Solve IML task 1a

2026-03-11 21:34:43 +01:00
parent 3b06407771
commit 6551f7a011
6 changed files with 1067 additions and 0 deletions
--- a/1a/data/template_solution.py
+++ b/1a/data/template_solution.py
@@ -0,0 +1,95 @@
+# This serves as a template which will guide you through the implementation of this task. It is advised
+# to first read the whole template and get a sense of the overall structure of the code before trying to fill in any of the TODO gaps.

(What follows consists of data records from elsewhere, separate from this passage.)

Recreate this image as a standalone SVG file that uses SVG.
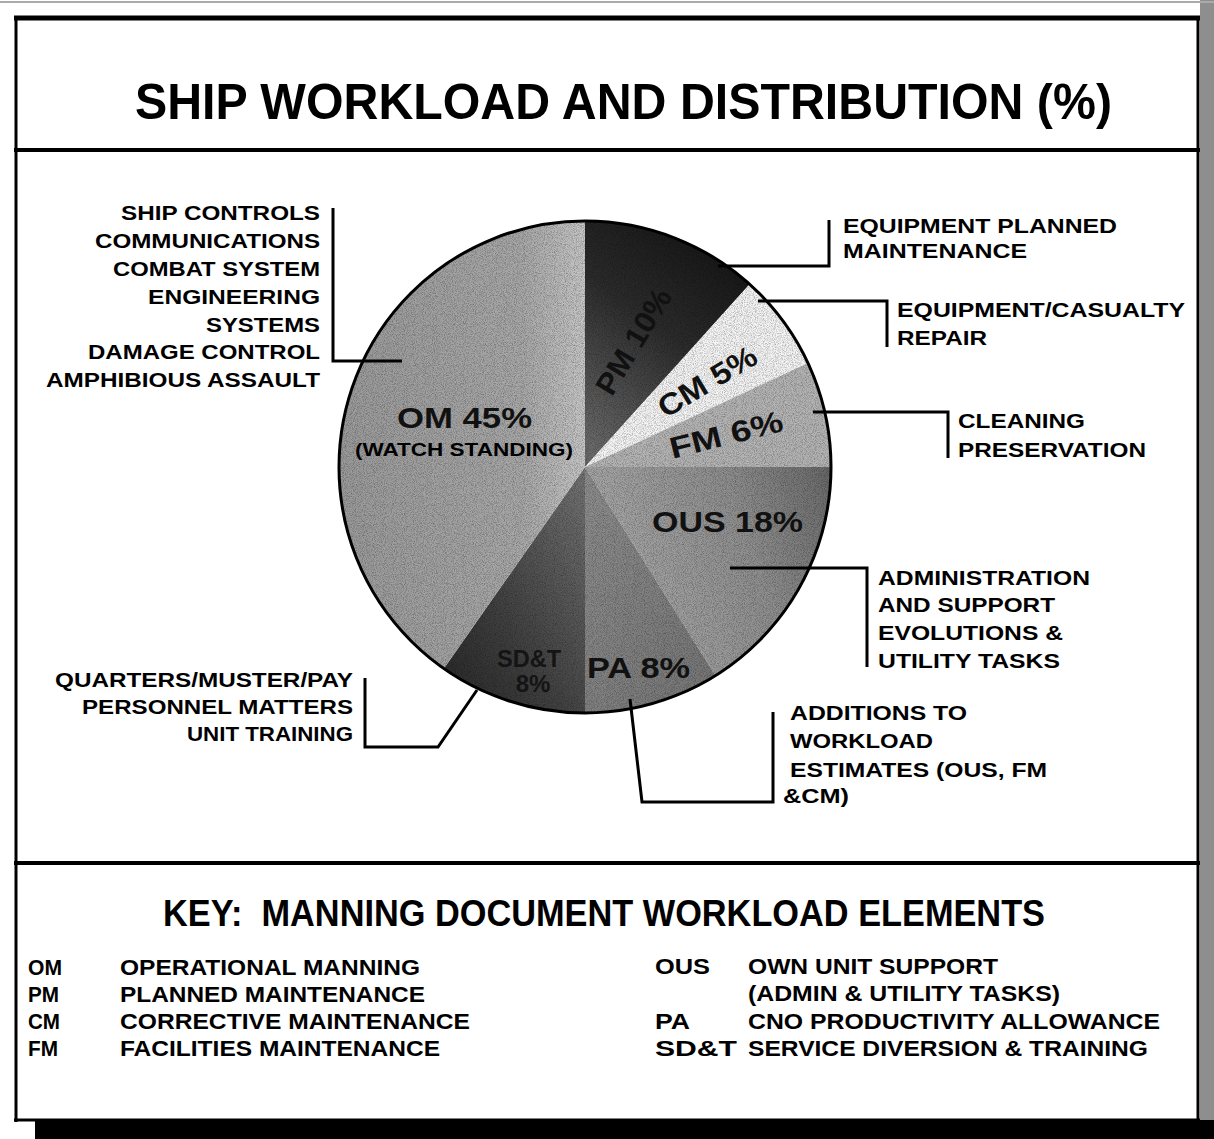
<svg xmlns="http://www.w3.org/2000/svg" width="1214" height="1139" viewBox="0 0 1214 1139">
<style>
  text { font-family: "Liberation Sans", Arial, sans-serif; font-weight: bold; fill: #000; }
  .lbl { font-size: 20px; }
  .key { font-size: 22px; }
  .pie { font-size: 30px; fill: #111; }
  .dark { fill: #141414; }
  .frame { stroke: #000; fill: none; }
  .lead { stroke: #000; stroke-width: 3; fill: none; stroke-linejoin: miter; }
</style>
<defs>
  <linearGradient id="gOM" x1="0" y1="0" x2="1" y2="0">
    <stop offset="0" stop-color="#9a9a9a"/>
    <stop offset="0.75" stop-color="#a8a8a8"/>
    <stop offset="1" stop-color="#c6c6c6"/>
  </linearGradient>
  <linearGradient id="gPM" x1="0.7" y1="0" x2="0.2" y2="1">
    <stop offset="0" stop-color="#151515"/>
    <stop offset="0.45" stop-color="#2c2c2c"/>
    <stop offset="1" stop-color="#6a6a6a"/>
  </linearGradient>
  <linearGradient id="gOUS" x1="0" y1="0.3" x2="1" y2="0">
    <stop offset="0" stop-color="#a8a8a8"/>
    <stop offset="0.6" stop-color="#8e8e8e"/>
    <stop offset="1" stop-color="#686868"/>
  </linearGradient>
  <linearGradient id="gPA" x1="0" y1="0" x2="1" y2="1">
    <stop offset="0" stop-color="#8e8e8e"/>
    <stop offset="1" stop-color="#747474"/>
  </linearGradient>
  <linearGradient id="gSDT" x1="1" y1="0" x2="0" y2="1">
    <stop offset="0" stop-color="#747474"/>
    <stop offset="0.6" stop-color="#404040"/>
    <stop offset="1" stop-color="#262626"/>
  </linearGradient>
  <clipPath id="pieClip"><circle cx="585" cy="467" r="246"/></clipPath>
  <filter id="grain" x="0" y="0" width="100%" height="100%">
    <feTurbulence type="fractalNoise" baseFrequency="1.1" numOctaves="1" seed="4"/>
    <feColorMatrix type="matrix" values="0 0 0 0 0  0 0 0 0 0  0 0 0 0 0  2.2 0 0 0 -0.9"/>
  </filter>
</defs>

<rect x="0" y="0" width="1214" height="1139" fill="#fff"/>

<g id="frame">
  <rect x="1200" y="0" width="14" height="1139" fill="#8e8e8e"/>
  <line x1="0" y1="2" x2="1214" y2="2" stroke="#aaa" stroke-width="2"/>
  <line class="frame" x1="16" y1="17" x2="16" y2="1122" stroke-width="3"/>
  <line class="frame" x1="14" y1="18" x2="1200" y2="18" stroke-width="5"/>
  <line class="frame" x1="1198" y1="17" x2="1198" y2="1122" stroke-width="3"/>
  <line class="frame" x1="14" y1="150" x2="1200" y2="150" stroke-width="4"/>
  <line class="frame" x1="14" y1="863" x2="1200" y2="863" stroke-width="4"/>
  <line class="frame" x1="14" y1="1120" x2="1200" y2="1120" stroke-width="3"/>
  <rect x="35" y="1120" width="1179" height="19" fill="#000"/>
</g>

<g id="title">
  <text x="135" y="119" font-size="50" textLength="977" lengthAdjust="spacingAndGlyphs">SHIP WORKLOAD AND DISTRIBUTION (%)</text>
</g>

<g id="pie">
  <path id="slice-PM" d="M585,467 L585,221 A246,246 0 0 1 749.6,284.2 Z" fill="url(#gPM)"/>
  <path id="slice-CM" d="M585,467 L749.6,284.2 A246,246 0 0 1 807.9,363 Z" fill="#f4f4f4"/>
  <path id="slice-FM" d="M585,467 L807.9,363 A246,246 0 0 1 831,467 Z" fill="#b4b4b4"/>
  <path id="slice-OUS" d="M585,467 L831,467 A246,246 0 0 1 715.4,675.6 Z" fill="url(#gOUS)"/>
  <path id="slice-PA" d="M585,467 L715.4,675.6 A246,246 0 0 1 585,713 Z" fill="url(#gPA)"/>
  <path id="slice-SDT" d="M585,467 L585,713 A246,246 0 0 1 443.9,668.5 Z" fill="url(#gSDT)"/>
  <path id="slice-OM" d="M585,467 L443.9,668.5 A246,246 0 0 1 585,221 Z" fill="url(#gOM)"/>
  <rect x="339" y="221" width="492" height="492" filter="url(#grain)" clip-path="url(#pieClip)" opacity="0.35"/>
  <circle cx="585" cy="467" r="246" fill="none" stroke="#000" stroke-width="3"/>
</g>

<g id="pie-labels">
  <text class="pie" x="397" y="428" textLength="135" lengthAdjust="spacingAndGlyphs">OM 45%</text>
  <text x="355" y="456" font-size="19" textLength="218" lengthAdjust="spacingAndGlyphs">(WATCH STANDING)</text>
  <text class="pie" transform="translate(633,341) rotate(-59)" text-anchor="middle" y="11" textLength="118" lengthAdjust="spacingAndGlyphs">PM 10%</text>
  <text class="pie" transform="translate(707,381) rotate(-31)" text-anchor="middle" y="11" textLength="110" lengthAdjust="spacingAndGlyphs">CM 5%</text>
  <text class="pie" transform="translate(726,434) rotate(-14)" text-anchor="middle" y="11" textLength="116" lengthAdjust="spacingAndGlyphs">FM 6%</text>
  <text class="pie" x="652" y="532" textLength="151" lengthAdjust="spacingAndGlyphs">OUS 18%</text>
  <text class="pie" x="587" y="678" textLength="103" lengthAdjust="spacingAndGlyphs">PA 8%</text>
  <text class="dark" x="529" y="667" font-size="24" text-anchor="middle" textLength="64" lengthAdjust="spacingAndGlyphs">SD&amp;T</text>
  <text class="dark" x="533" y="692" font-size="24" text-anchor="middle">8%</text>
</g>

<g id="connectors">
  <polyline class="lead" points="333,208 333,361 402,361"/>
  <polyline class="lead" points="718,266 829,266 829,220"/>
  <polyline class="lead" points="758,301 887,301 887,347"/>
  <polyline class="lead" points="813,412 948,412 948,458"/>
  <polyline class="lead" points="730,568 867,568 867,667"/>
  <polyline class="lead" points="630,699 642,802 773,802 773,712"/>
  <polyline class="lead" points="477,690 438,747 365,747 365,678"/>
</g>

<g id="label-OM">
  <text class="lbl" x="320" y="220" text-anchor="end" textLength="199" lengthAdjust="spacingAndGlyphs">SHIP CONTROLS</text>
  <text class="lbl" x="320" y="248" text-anchor="end" textLength="225" lengthAdjust="spacingAndGlyphs">COMMUNICATIONS</text>
  <text class="lbl" x="320" y="276" text-anchor="end" textLength="207" lengthAdjust="spacingAndGlyphs">COMBAT SYSTEM</text>
  <text class="lbl" x="320" y="304" text-anchor="end" textLength="172" lengthAdjust="spacingAndGlyphs">ENGINEERING</text>
  <text class="lbl" x="320" y="332" text-anchor="end" textLength="114" lengthAdjust="spacingAndGlyphs">SYSTEMS</text>
  <text class="lbl" x="320" y="359" text-anchor="end" textLength="232" lengthAdjust="spacingAndGlyphs">DAMAGE CONTROL</text>
  <text class="lbl" x="320" y="387" text-anchor="end" textLength="274" lengthAdjust="spacingAndGlyphs">AMPHIBIOUS ASSAULT</text>
</g>

<g id="label-PM">
  <text class="lbl" x="843" y="233" textLength="274" lengthAdjust="spacingAndGlyphs">EQUIPMENT PLANNED</text>
  <text class="lbl" x="843" y="258" textLength="184" lengthAdjust="spacingAndGlyphs">MAINTENANCE</text>
</g>

<g id="label-CM">
  <text class="lbl" x="897" y="317" textLength="288" lengthAdjust="spacingAndGlyphs">EQUIPMENT/CASUALTY</text>
  <text class="lbl" x="897" y="345" textLength="90" lengthAdjust="spacingAndGlyphs">REPAIR</text>
</g>

<g id="label-FM">
  <text class="lbl" x="958" y="428" textLength="127" lengthAdjust="spacingAndGlyphs">CLEANING</text>
  <text class="lbl" x="958" y="457" textLength="188" lengthAdjust="spacingAndGlyphs">PRESERVATION</text>
</g>

<g id="label-OUS">
  <text class="lbl" x="878" y="585" textLength="212" lengthAdjust="spacingAndGlyphs">ADMINISTRATION</text>
  <text class="lbl" x="878" y="612" textLength="177" lengthAdjust="spacingAndGlyphs">AND SUPPORT</text>
  <text class="lbl" x="878" y="640" textLength="185" lengthAdjust="spacingAndGlyphs">EVOLUTIONS &amp;</text>
  <text class="lbl" x="878" y="668" textLength="182" lengthAdjust="spacingAndGlyphs">UTILITY TASKS</text>
</g>

<g id="label-PA">
  <text class="lbl" x="790" y="720" textLength="177" lengthAdjust="spacingAndGlyphs">ADDITIONS TO</text>
  <text class="lbl" x="790" y="748" textLength="143" lengthAdjust="spacingAndGlyphs">WORKLOAD</text>
  <text class="lbl" x="790" y="777" textLength="257" lengthAdjust="spacingAndGlyphs">ESTIMATES (OUS, FM</text>
  <text class="lbl" x="783" y="803" textLength="66" lengthAdjust="spacingAndGlyphs">&amp;CM)</text>
</g>

<g id="label-SDT">
  <text class="lbl" x="353" y="687" text-anchor="end" textLength="298" lengthAdjust="spacingAndGlyphs">QUARTERS/MUSTER/PAY</text>
  <text class="lbl" x="353" y="714" text-anchor="end" textLength="271" lengthAdjust="spacingAndGlyphs">PERSONNEL MATTERS</text>
  <text class="lbl" x="353" y="741" text-anchor="end" textLength="166" lengthAdjust="spacingAndGlyphs">UNIT TRAINING</text>
</g>

<g id="key">
  <text x="163" y="926" font-size="36" textLength="882" lengthAdjust="spacingAndGlyphs" style="white-space:pre">KEY:  MANNING DOCUMENT WORKLOAD ELEMENTS</text>
  <text class="key" x="28" y="975" textLength="34" lengthAdjust="spacingAndGlyphs">OM</text>
  <text class="key" x="120" y="975" textLength="300" lengthAdjust="spacingAndGlyphs">OPERATIONAL MANNING</text>
  <text class="key" x="28" y="1002" textLength="31" lengthAdjust="spacingAndGlyphs">PM</text>
  <text class="key" x="120" y="1002" textLength="305" lengthAdjust="spacingAndGlyphs">PLANNED MAINTENANCE</text>
  <text class="key" x="28" y="1029" textLength="32" lengthAdjust="spacingAndGlyphs">CM</text>
  <text class="key" x="120" y="1029" textLength="350" lengthAdjust="spacingAndGlyphs">CORRECTIVE MAINTENANCE</text>
  <text class="key" x="28" y="1056" textLength="30" lengthAdjust="spacingAndGlyphs">FM</text>
  <text class="key" x="120" y="1056" textLength="320" lengthAdjust="spacingAndGlyphs">FACILITIES MAINTENANCE</text>
  <text class="key" x="655" y="974" textLength="55" lengthAdjust="spacingAndGlyphs">OUS</text>
  <text class="key" x="748" y="974" textLength="250" lengthAdjust="spacingAndGlyphs">OWN UNIT SUPPORT</text>
  <text class="key" x="748" y="1001" textLength="312" lengthAdjust="spacingAndGlyphs">(ADMIN &amp; UTILITY TASKS)</text>
  <text class="key" x="655" y="1029" textLength="35" lengthAdjust="spacingAndGlyphs">PA</text>
  <text class="key" x="748" y="1029" textLength="412" lengthAdjust="spacingAndGlyphs">CNO PRODUCTIVITY ALLOWANCE</text>
  <text class="key" x="655" y="1056" textLength="82" lengthAdjust="spacingAndGlyphs">SD&amp;T</text>
  <text class="key" x="748" y="1056" textLength="400" lengthAdjust="spacingAndGlyphs">SERVICE DIVERSION &amp; TRAINING</text>
</g>
</svg>
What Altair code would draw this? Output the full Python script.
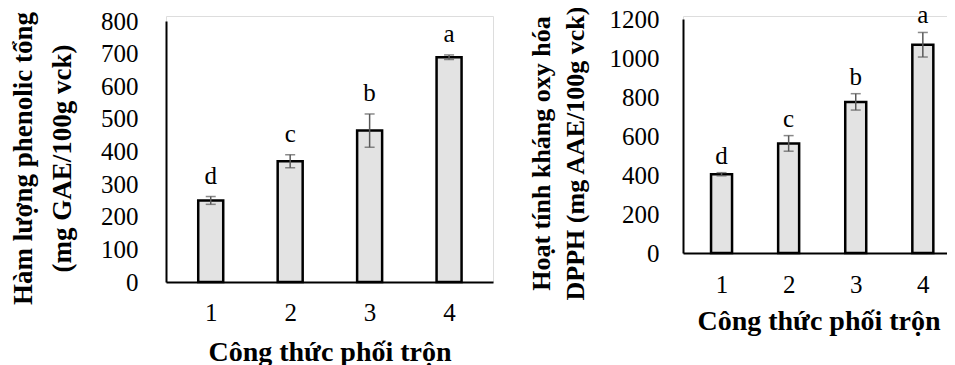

+# First, we import necessary libraries:
+import pandas as pd
+import numpy as np
+from sklearn.model_selection import KFold
+
+# Add any additional imports here (however, the task is solvable without using 
+# any additional imports)
+# import ...
+
+def fit(X, y, lam):
+    """
+    This function receives training data points, then fits the ridge regression on this data
+    with regularization hyperparameter lambda. The weights w of the fitted ridge regression
+    are returned. 
+
+    Parameters
+    ----------
+    X: matrix of floats, dim = (135,13), inputs with 13 features
+    y: array of floats, dim = (135,), input labels
+    lam: float. lambda parameter, used in regularization term
+
+    Returns
+    ----------
+    w: array of floats: dim = (13,), optimal parameters of ridge regression
+    """
+    weights = np.zeros((13,))
+    # TODO: Enter your code here
+    assert weights.shape == (13,)
+    return weights
+
+
+def calculate_RMSE(w, X, y):
+    """This function takes test data points (X and y), and computes the empirical RMSE of 
+    predicting y from X using a linear model with weights w. 
+
+    Parameters
+    ----------
+    w: array of floats: dim = (13,), optimal parameters of ridge regression 
+    X: matrix of floats, dim = (15,13), inputs with 13 features
+    y: array of floats, dim = (15,), input labels
+
+    Returns
+    ----------
+    rmse: float: dim = 1, RMSE value
+    """
+    rmse = 0
+    # TODO: Enter your code here
+    assert np.isscalar(rmse)
+    return rmse
+
+
+def average_LR_RMSE(X, y, lambdas, n_folds):
+    """
+    Main cross-validation loop, implementing 10-fold CV. In every iteration (for every train-test split), the RMSE for every lambda is calculated, 
+    and then averaged over iterations.
+    
+    Parameters
+    ---------- 
+    X: matrix of floats, dim = (150, 13), inputs with 13 features
+    y: array of floats, dim = (150, ), input labels
+    lambdas: list of floats, len = 5, values of lambda for which ridge regression is fitted and RMSE estimated
+    n_folds: int, number of folds (pieces in which we split the dataset), parameter K in KFold CV
+    
+    Returns
+    ----------
+    avg_RMSE: array of floats: dim = (5,), average RMSE value for every lambda
+    """
+    RMSE_mat = np.zeros((n_folds, len(lambdas)))
+
+    # TODO: Enter your code here. Hint: Use functions 'fit' and 'calculate_RMSE' with training and test data
+    # and fill all entries in the matrix 'RMSE_mat'
+
+    avg_RMSE = np.mean(RMSE_mat, axis=0)
+    assert avg_RMSE.shape == (5,)
+    return avg_RMSE
+
+
+# Main function. You don't have to change this
+if __name__ == "__main__":
+    # Data loading
+    data = pd.read_csv("train.csv")
+    y = data["y"].to_numpy()
+    data = data.drop(columns="y")
+    # print a few data samples
+    print(data.head())
+
+    X = data.to_numpy()
+    # The function calculating the average RMSE
+    lambdas = [0.1, 1, 10, 100, 200]
+    n_folds = 10
+    avg_RMSE = average_LR_RMSE(X, y, lambdas, n_folds)
+    # Save results in the required format
+    np.savetxt("./results.csv", avg_RMSE, fmt="%.12f")